A word of caution at this point, this self congratulation and back-slapping mustn’t disguise the fact that in many ways the functionality of Ventnor is many years behind our competitors.  The pangs from the introduction of an entry fee bring us back to the reality that this Garden now needs to include many other facilities to fulfil the expectations of our visitor.  By this I don’t mean a fantastic café with top quality food as delivered by Martyn, clearly marked out routes through the Garden and pristine toilet facilities.  We need to interpret our Garden, to explain what it is we do, and why the Garden looks different from any other.  Why do we leave leaves under the Cork Trees in the Mediterranean?

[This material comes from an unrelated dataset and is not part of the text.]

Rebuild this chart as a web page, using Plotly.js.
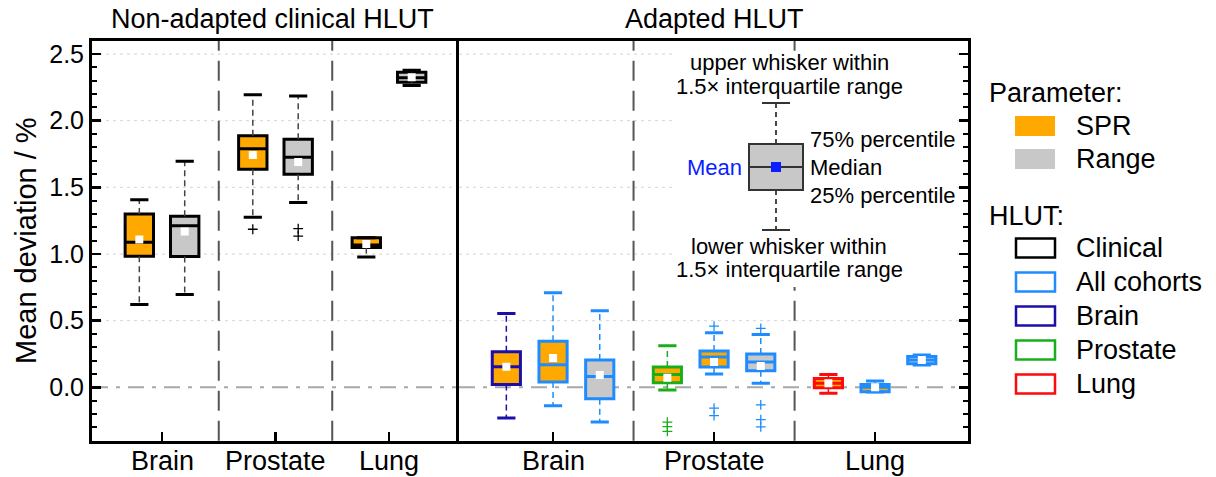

Why leave empty spaces which seem to cry out for planting?  Why don’t we label all of the plants?  Why don’t we have spring bedding?  And why, in the name of Betsy, don’t we have a rose garden?

Quite how we do this, we’d love to know.  At the recent Design Walk in June one of our guests came up with a brilliant suggestion for a problem that has vexed us, and botanic gardens the world over, for years, and believe me, more than one PhD has been successfully defended in this particular field of expertise!  (we’re not about to explain it here, let the copiers visit us in person to find out!) So, we throw out the challenge, how do we explain our concepts, philosophies and principals to the widest audience?  You know where to find us….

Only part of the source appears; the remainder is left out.